**Exercise objective:** Quote all of the data exactly as given. Skip every picture it contains.

**Information shown:**
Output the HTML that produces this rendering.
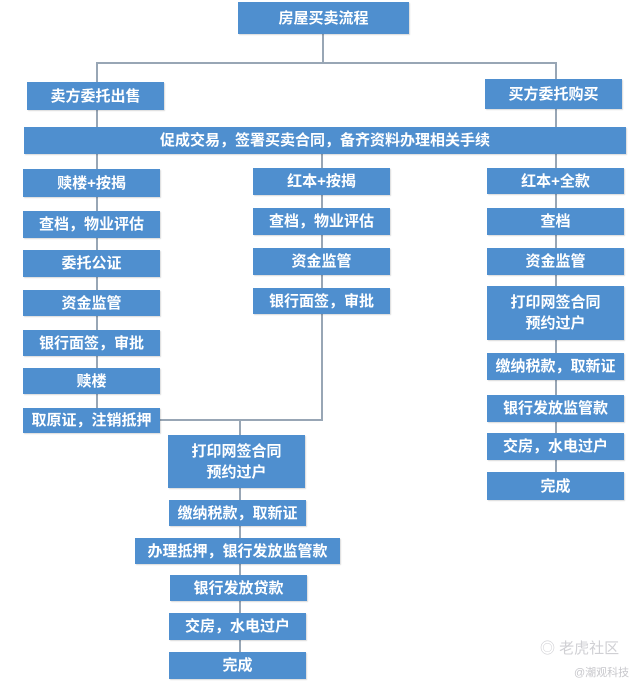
<!DOCTYPE html>
<html><head><meta charset="utf-8"><style>
body{margin:0;width:640px;height:685px;background:#fff;position:relative;overflow:hidden;font-family:"Liberation Sans","Noto Sans CJK SC",sans-serif;}
.b{position:absolute;background:#4f8fcf;color:#fff;font-size:15px;font-weight:600;display:flex;align-items:center;justify-content:center;text-align:center;line-height:21px;box-shadow:1px 1px 1px rgba(0,0,0,0.15);white-space:nowrap;}
.l{position:absolute;background:#98a6b5;}
.h{height:2px}.v{width:2px}
</style></head><body>
<div class="l v" style="left:322px;top:33px;height:31px"></div>
<div class="l h" style="left:96px;top:62px;width:461px"></div>
<div class="l v" style="left:96px;top:62px;height:20px"></div>
<div class="l v" style="left:555px;top:62px;height:18px"></div>
<div class="l v" style="left:96px;top:110px;height:17px"></div>
<div class="l v" style="left:555px;top:108px;height:19px"></div>
<div class="l v" style="left:96px;top:154px;height:254px"></div>
<div class="l v" style="left:321px;top:154px;height:267px"></div>
<div class="l v" style="left:555px;top:154px;height:318px"></div>
<div class="l h" style="left:160px;top:419px;width:163px"></div>
<div class="l v" style="left:239px;top:419px;height:240px"></div>

<div class="b" style="left:238px;top:2px;width:171px;height:32px">房屋买卖流程</div>
<div class="b" style="left:27px;top:82px;width:137px;height:28px">卖方委托出售</div>
<div class="b" style="left:485px;top:79px;width:137px;height:30px">买方委托购买</div>
<div class="b" style="left:24px;top:127px;width:602px;height:27px">促成交易，签署买卖合同，备齐资料办理相关手续</div>

<div class="b" style="left:23px;top:169px;width:137px;height:28px">赎楼+按揭</div>
<div class="b" style="left:23px;top:211px;width:137px;height:27px">查档，物业评估</div>
<div class="b" style="left:23px;top:250px;width:137px;height:27px">委托公证</div>
<div class="b" style="left:23px;top:290px;width:137px;height:26px">资金监管</div>
<div class="b" style="left:23px;top:330px;width:137px;height:26px">银行面签，审批</div>
<div class="b" style="left:23px;top:368px;width:137px;height:26px">赎楼</div>
<div class="b" style="left:23px;top:408px;width:137px;height:25px">取原证，注销抵押</div>

<div class="b" style="left:253px;top:168px;width:137px;height:27px">红本+按揭</div>
<div class="b" style="left:253px;top:208px;width:137px;height:27px">查档，物业评估</div>
<div class="b" style="left:253px;top:248px;width:137px;height:27px">资金监管</div>
<div class="b" style="left:253px;top:288px;width:137px;height:26px">银行面签，审批</div>

<div class="b" style="left:487px;top:168px;width:137px;height:26px">红本+全款</div>
<div class="b" style="left:487px;top:208px;width:137px;height:27px">查档</div>
<div class="b" style="left:487px;top:248px;width:137px;height:27px">资金监管</div>
<div class="b" style="left:487px;top:286px;width:137px;height:54px">打印网签合同<br>预约过户</div>
<div class="b" style="left:487px;top:353px;width:137px;height:27px">缴纳税款，取新证</div>
<div class="b" style="left:487px;top:395px;width:137px;height:27px">银行发放监管款</div>
<div class="b" style="left:487px;top:433px;width:137px;height:27px">交房，水电过户</div>
<div class="b" style="left:487px;top:472px;width:137px;height:28px">完成</div>

<div class="b" style="left:168px;top:435px;width:137px;height:53px">打印网签合同<br>预约过户</div>
<div class="b" style="left:169px;top:500px;width:137px;height:26px">缴纳税款，取新证</div>
<div class="b" style="left:135px;top:538px;width:205px;height:26px">办理抵押，银行发放监管款</div>
<div class="b" style="left:170px;top:575px;width:137px;height:26px">银行发放贷款</div>
<div class="b" style="left:169px;top:613px;width:137px;height:27px">交房，水电过户</div>
<div class="b" style="left:169px;top:652px;width:137px;height:27px">完成</div>

<div style="position:absolute;left:540px;top:637px;color:#d0d0d4;font-size:15px">◎ 老虎社区</div>
<div style="position:absolute;left:574px;top:664px;color:#c8c8cc;font-size:11px">@潮观科技</div>
</body></html>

**Result for this exercise:**
Output the HTML that produces this rendering.
<!DOCTYPE html>
<html><head><meta charset="utf-8"><style>
body{margin:0;width:640px;height:685px;background:#fff;position:relative;overflow:hidden;font-family:"Liberation Sans","Noto Sans CJK SC",sans-serif;}
.b{position:absolute;background:#4f8fcf;color:#fff;font-size:15px;font-weight:600;display:flex;align-items:center;justify-content:center;text-align:center;line-height:21px;box-shadow:1px 1px 1px rgba(0,0,0,0.15);white-space:nowrap;}
.l{position:absolute;background:#98a6b5;}
.h{height:2px}.v{width:2px}
</style></head><body>
<div class="l v" style="left:322px;top:33px;height:31px"></div>
<div class="l h" style="left:96px;top:62px;width:461px"></div>
<div class="l v" style="left:96px;top:62px;height:20px"></div>
<div class="l v" style="left:555px;top:62px;height:18px"></div>
<div class="l v" style="left:96px;top:110px;height:17px"></div>
<div class="l v" style="left:555px;top:108px;height:19px"></div>
<div class="l v" style="left:96px;top:154px;height:254px"></div>
<div class="l v" style="left:321px;top:154px;height:267px"></div>
<div class="l v" style="left:555px;top:154px;height:318px"></div>
<div class="l h" style="left:160px;top:419px;width:163px"></div>
<div class="l v" style="left:239px;top:419px;height:240px"></div>

<div class="b" style="left:238px;top:2px;width:171px;height:32px">房屋买卖流程</div>
<div class="b" style="left:27px;top:82px;width:137px;height:28px">卖方委托出售</div>
<div class="b" style="left:485px;top:79px;width:137px;height:30px">买方委托购买</div>
<div class="b" style="left:24px;top:127px;width:602px;height:27px">促成交易，签署买卖合同，备齐资料办理相关手续</div>

<div class="b" style="left:23px;top:169px;width:137px;height:28px">赎楼+按揭</div>
<div class="b" style="left:23px;top:211px;width:137px;height:27px">查档，物业评估</div>
<div class="b" style="left:23px;top:250px;width:137px;height:27px">委托公证</div>
<div class="b" style="left:23px;top:290px;width:137px;height:26px">资金监管</div>
<div class="b" style="left:23px;top:330px;width:137px;height:26px">银行面签，审批</div>
<div class="b" style="left:23px;top:368px;width:137px;height:26px">赎楼</div>
<div class="b" style="left:23px;top:408px;width:137px;height:25px">取原证，注销抵押</div>

<div class="b" style="left:253px;top:168px;width:137px;height:27px">红本+按揭</div>
<div class="b" style="left:253px;top:208px;width:137px;height:27px">查档，物业评估</div>
<div class="b" style="left:253px;top:248px;width:137px;height:27px">资金监管</div>
<div class="b" style="left:253px;top:288px;width:137px;height:26px">银行面签，审批</div>

<div class="b" style="left:487px;top:168px;width:137px;height:26px">红本+全款</div>
<div class="b" style="left:487px;top:208px;width:137px;height:27px">查档</div>
<div class="b" style="left:487px;top:248px;width:137px;height:27px">资金监管</div>
<div class="b" style="left:487px;top:286px;width:137px;height:54px">打印网签合同<br>预约过户</div>
<div class="b" style="left:487px;top:353px;width:137px;height:27px">缴纳税款，取新证</div>
<div class="b" style="left:487px;top:395px;width:137px;height:27px">银行发放监管款</div>
<div class="b" style="left:487px;top:433px;width:137px;height:27px">交房，水电过户</div>
<div class="b" style="left:487px;top:472px;width:137px;height:28px">完成</div>

<div class="b" style="left:168px;top:435px;width:137px;height:53px">打印网签合同<br>预约过户</div>
<div class="b" style="left:169px;top:500px;width:137px;height:26px">缴纳税款，取新证</div>
<div class="b" style="left:135px;top:538px;width:205px;height:26px">办理抵押，银行发放监管款</div>
<div class="b" style="left:170px;top:575px;width:137px;height:26px">银行发放贷款</div>
<div class="b" style="left:169px;top:613px;width:137px;height:27px">交房，水电过户</div>
<div class="b" style="left:169px;top:652px;width:137px;height:27px">完成</div>

<div style="position:absolute;left:540px;top:637px;color:#d0d0d4;font-size:15px">◎ 老虎社区</div>
<div style="position:absolute;left:574px;top:664px;color:#c8c8cc;font-size:11px">@潮观科技</div>
</body></html>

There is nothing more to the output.